- _SHORT EXERCISE_
Extract the lines from the start through the line that holds "Chart.register(...registerables);", both included, omitting all images.

+---+

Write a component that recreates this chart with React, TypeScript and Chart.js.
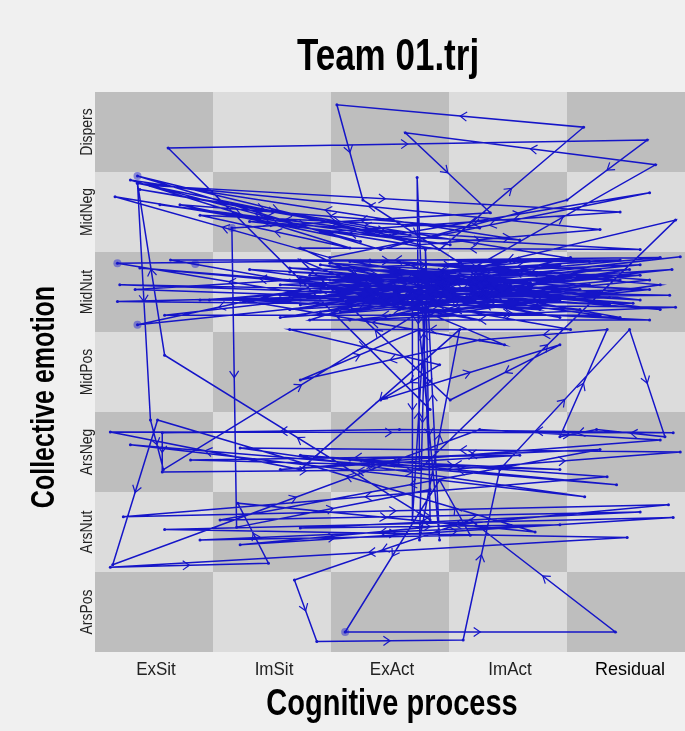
import { useEffect, useRef } from 'react';
import { Chart, registerables } from 'chart.js';

Chart.register(...registerables);

// Axis categories (cell centres sit at 1..5 and 1..7)
const cognitiveProcess = ['ExSit', 'ImSit', 'ExAct', 'ImAct', 'Residual'];
const collectiveEmotion = ['ArsPos', 'ArsNut', 'ArsNeg', 'MidPos', 'MidNut', 'MidNeg', 'Dispers'];

// Trajectory in cell units: [cognitive process, collective emotion]
const phaseOpening: number[][] = [
  [3.34, 3.53], [1.12, 6.80], [5.18, 6.90], [4.50, 6.15], [2.92, 5.53], [0.86, 6.45], [3.25, 5.59],
  [4.78, 5.78], [0.86, 6.36], [3.00, 5.71], [5.20, 6.24], [2.49, 5.43], [0.67, 6.19], [3.42, 5.53],
  [4.64, 7.06], [2.55, 7.34], [2.77, 6.15], [3.68, 5.28], [5.25, 6.59], [3.13, 6.99], [3.85, 5.99],
  [1.66, 5.80], [1.70, 2.06], [3.34, 2.53], [3.23, 6.43], [3.25, 2.78], [5.42, 5.90], [2.58, 4.90],
  [0.69, 5.36], [5.29, 5.43], [2.24, 5.03], [0.86, 4.59], [5.39, 5.28], [1.39, 4.90], [5.37, 4.96],
  [0.71, 5.09], [4.44, 4.90], [2.66, 4.65], [5.42, 4.81], [0.69, 4.88], [5.12, 5.03], [1.81, 5.28],
  [4.78, 4.71], [1.09, 4.71], [5.46, 5.44], [2.92, 5.03], [0.88, 5.30], [5.29, 4.78], [3.34, 5.15],
  [1.47, 4.90], [5.06, 4.86],
];
const phaseMidNut: number[][] = [
  [2.49, 5.15], [4.44, 5.34], [2.24, 4.84], [4.69, 5.09], [2.75, 5.28], [4.95, 5.21], [2.07, 4.96],
  [4.27, 4.78], [3.08, 5.38], [5.20, 5.15], [2.41, 4.75], [3.93, 5.21], [2.15, 5.30], [4.86, 4.93],
  [2.83, 4.84], [4.53, 5.43], [2.32, 5.09], [4.19, 5.03], [2.66, 5.38], [4.78, 5.28], [2.07, 4.68],
  [4.10, 4.90], [2.92, 5.21], [5.12, 5.34], [2.49, 4.96], [3.76, 4.65], [2.15, 5.15], [4.36, 5.15],
  [3.08, 4.78], [4.95, 4.68], [2.58, 5.30], [4.02, 5.38], [2.24, 4.90], [4.61, 4.78], [2.75, 5.09],
  [5.12, 4.90], [2.41, 5.34], [3.85, 4.96], [3.25, 4.68], [5.29, 5.09], [2.83, 5.40], [4.19, 5.25],
  [2.15, 4.78], [4.78, 5.00], [2.66, 5.18], [4.44, 4.68], [3.17, 5.00], [4.02, 4.80], [3.59, 5.38],
  [4.69, 5.38],
];
const phaseMidNeg: number[][] = [
  [0.88, 6.28], [3.17, 5.71], [1.05, 6.09], [3.51, 5.59], [1.81, 5.88], [4.10, 5.65], [0.80, 6.40],
  [2.66, 5.55], [1.39, 5.96], [3.76, 5.80], [1.22, 6.09], [2.75, 5.63], [0.97, 6.33], [4.95, 6.00],
  [2.41, 5.75], [5.12, 5.53], [2.24, 5.55],
];
const phaseAroused: number[][] = [
  [3.19, 4.90], [3.19, 2.15], [3.30, 4.84], [3.25, 1.90], [3.59, 4.53], [2.24, 2.78], [0.63, 3.25],
  [5.40, 3.24], [3.08, 3.28], [1.07, 3.24], [1.07, 2.75], [3.51, 2.78], [5.46, 3.00], [1.73, 3.05],
  [4.65, 2.44], [0.80, 3.09], [4.92, 2.59], [2.24, 2.96], [4.84, 2.69], [0.74, 2.19], [5.36, 2.34],
  [1.73, 1.84], [5.40, 2.18], [1.09, 2.03], [5.01, 1.93], [0.63, 1.56], [1.97, 1.61], [1.71, 2.36],
  [4.23, 2.00], [1.03, 3.40], [0.65, 1.59], [3.76, 3.28], [5.29, 3.15], [2.07, 2.78], [4.10, 2.96],
  [1.31, 2.90], [4.44, 2.78], [2.66, 2.90], [4.78, 3.03], [1.56, 2.15], [5.12, 2.25], [2.24, 2.05],
  [4.44, 2.09], [1.39, 1.90], [3.68, 1.96],
];
const phaseBottom: number[][] = [
  [3.42, 2.65], [2.62, 0.75], [4.91, 0.75], [3.68, 2.15], [2.19, 1.40], [2.38, 0.63], [3.62, 0.65],
  [3.93, 2.78], [5.03, 4.53], [5.33, 3.19], [4.75, 3.28], [4.44, 3.19], [4.84, 4.53], [3.76, 4.40],
  [2.24, 3.90], [3.25, 4.53], [3.42, 1.90], [3.30, 5.53], [3.34, 2.15],
];
const phaseClosing: number[][] = [
  [1.09, 4.21], [0.86, 6.36], [0.97, 3.40], [1.08, 2.78], [3.42, 4.90], [0.84, 5.03], [4.95, 5.40],
  [1.14, 5.40], [4.53, 4.53], [2.15, 4.53], [3.42, 4.09], [2.92, 3.65], [4.44, 4.34], [3.51, 3.65],
  [2.24, 5.40], [3.97, 4.34], [1.73, 4.90], [5.20, 4.65], [2.32, 4.65], [3.25, 5.09],
];
const phaseMidNutLate: number[][] = [
  [2.32, 5.21], [4.61, 5.03], [2.58, 4.75], [5.03, 5.28], [2.07, 5.09], [4.27, 4.93], [2.83, 5.34],
  [4.86, 4.84], [2.41, 5.00], [4.53, 5.18], [3.00, 4.71], [5.20, 5.03], [2.15, 5.25], [4.02, 5.09],
  [2.66, 4.84], [4.95, 5.15], [2.49, 5.36], [4.36, 4.96], [2.92, 4.93], [5.12, 5.21], [2.24, 5.18],
  [4.69, 4.88], [3.08, 5.25], [4.19, 5.12], [2.75, 4.96],
];
// Long visits drawn as larger dots
const longStops: number[][] = [
  [0.86, 6.45], [1.66, 5.80], [0.86, 4.59], [2.62, 0.75], [0.69, 5.36], [1.35, 5.35],
];

const LINE = '#1515c8';
const DARK = '#bebebe';
const LIGHT = '#dcdcdc';
const FONT = '"Liberation Sans", Arial, Helvetica, sans-serif';

function stretchText(ctx: CanvasRenderingContext2D, text: string, x: number, y: number, font: string,
  stretch: number, rotate: boolean, color: string) {
  ctx.save();
  ctx.translate(x, y);
  if (rotate) ctx.rotate(-Math.PI / 2);
  ctx.scale(1, stretch);
  ctx.font = font;
  ctx.fillStyle = color;
  ctx.textAlign = 'center';
  ctx.textBaseline = 'alphabetic';
  ctx.fillText(text, 0, 0);
  ctx.restore();
}

const gridPlugin = {
  id: 'stateSpaceGrid',
  beforeDraw(chart: any) {
    const { ctx, width, height } = chart;
    ctx.save();
    ctx.fillStyle = '#f0f0f0';
    ctx.fillRect(0, 0, width, height);
    ctx.restore();
  },
  beforeDatasetsDraw(chart: any) {
    const { ctx, scales } = chart;
    const xs = scales.x, ys = scales.y;
    ctx.save();
    for (let c = 0; c < cognitiveProcess.length; c++) {
      for (let r = 0; r < collectiveEmotion.length; r++) {
        const x0 = xs.getPixelForValue(c + 0.5), x1 = xs.getPixelForValue(c + 1.5);
        const y0 = ys.getPixelForValue(r + 1.5), y1 = ys.getPixelForValue(r + 0.5);
        ctx.fillStyle = (c + r) % 2 === 0 ? DARK : LIGHT;
        ctx.fillRect(x0, y0, x1 - x0, y1 - y0);
      }
    }
    ctx.restore();
  },
  afterDatasetsDraw(chart: any) {
    const { ctx, chartArea } = chart;
    const pts = chart.getDatasetMeta(0).data;
    ctx.save();
    ctx.beginPath();
    ctx.rect(chartArea.left, chartArea.top, chartArea.right - chartArea.left, chartArea.bottom - chartArea.top);
    ctx.clip();
    ctx.strokeStyle = LINE;
    ctx.lineWidth = 1.2;
    const arm = 8;
    for (let i = 0; i < pts.length - 1; i++) {
      const a = pts[i], b = pts[i + 1];
      const mx = (a.x + b.x) / 2, my = (a.y + b.y) / 2;
      const ang = Math.atan2(b.y - a.y, b.x - a.x);
      ctx.beginPath();
      ctx.moveTo(mx + arm * Math.cos(ang + Math.PI - 0.6), my + arm * Math.sin(ang + Math.PI - 0.6));
      ctx.lineTo(mx, my);
      ctx.lineTo(mx + arm * Math.cos(ang + Math.PI + 0.6), my + arm * Math.sin(ang + Math.PI + 0.6));
      ctx.stroke();
    }
    ctx.restore();
  },
  afterDraw(chart: any) {
    const { ctx, scales } = chart;
    const xs = scales.x, ys = scales.y;
    stretchText(ctx, 'Team 01.trj', 388, 70, `bold 35px ${FONT}`, 1.25, false, '#000');
    stretchText(ctx, 'Cognitive process', 392, 715, `bold 29px ${FONT}`, 1.25, false, '#000');
    stretchText(ctx, 'Collective emotion', 54, 397, `bold 25px ${FONT}`, 1.3, true, '#000');
    cognitiveProcess.forEach((lab, i) => {
      const last = i === cognitiveProcess.length - 1;
      stretchText(ctx, lab, xs.getPixelForValue(i + 1) + (last ? 4 : 2), 675,
        `${last ? 18 : 17}px ${FONT}`, last ? 1.05 : 1.12, false, last ? '#000' : '#222');
    });
    collectiveEmotion.forEach((lab, i) => {
      stretchText(ctx, lab, 92, ys.getPixelForValue(i + 1), `14px ${FONT}`, 1.15, true, '#222');
    });
  },
};

export default function App() {
  const ref = useRef<HTMLCanvasElement | null>(null);
  useEffect(() => {
    document.body.style.margin = '0';
    document.body.style.background = '#f0f0f0';
    const trajectory = [...phaseOpening, ...phaseMidNut, ...phaseMidNeg, ...phaseAroused, ...phaseBottom,
      ...phaseClosing, ...phaseMidNutLate].map(([x, y]) => ({ x, y }));
    const stops = longStops.map(([x, y]) => ({ x, y }));
    const chart = new Chart(ref.current as HTMLCanvasElement, {
      type: 'scatter',
      data: {
        datasets: [
          {
            data: trajectory,
            showLine: true,
            borderColor: LINE,
            borderWidth: 1.5,
            pointRadius: 1.5,
            pointBackgroundColor: LINE,
            pointBorderWidth: 0,
            tension: 0,
          },
          {
            data: stops,
            showLine: false,
            pointRadius: 4,
            pointBackgroundColor: 'rgba(60,60,210,0.55)',
            pointBorderWidth: 0,
          },
        ],
      },
      options: {
        animation: false,
        responsive: false,
        devicePixelRatio: 1,
        layout: { autoPadding: false, padding: { top: 92, left: 0, right: 0, bottom: 0 } },
        plugins: { legend: { display: false }, tooltip: { enabled: false }, title: { display: false } },
        scales: {
          x: {
            type: 'linear', min: 0.5, max: 5.5,
            grid: { display: false }, border: { display: false },
            ticks: { display: false },
            afterFit: (s: any) => { s.height = 79; },
          },
          y: {
            type: 'linear', min: 0.5, max: 7.5,
            grid: { display: false }, border: { display: false },
            ticks: { display: false },
            afterFit: (s: any) => { s.width = 95; },
          },
        },
      },
      plugins: [gridPlugin],
    });
    return () => chart.destroy();
  }, []);
  return (
    <div style={{ width: 685, height: 731, background: '#f0f0f0' }}>
      <canvas ref={ref} width={685} height={731} style={{ display: 'block' }} />
    </div>
  );
}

+---+

- _ANSWER TO THIS TASK_
Write a component that recreates this chart with React, TypeScript and Chart.js.
import { useEffect, useRef } from 'react';
import { Chart, registerables } from 'chart.js';

Chart.register(...registerables);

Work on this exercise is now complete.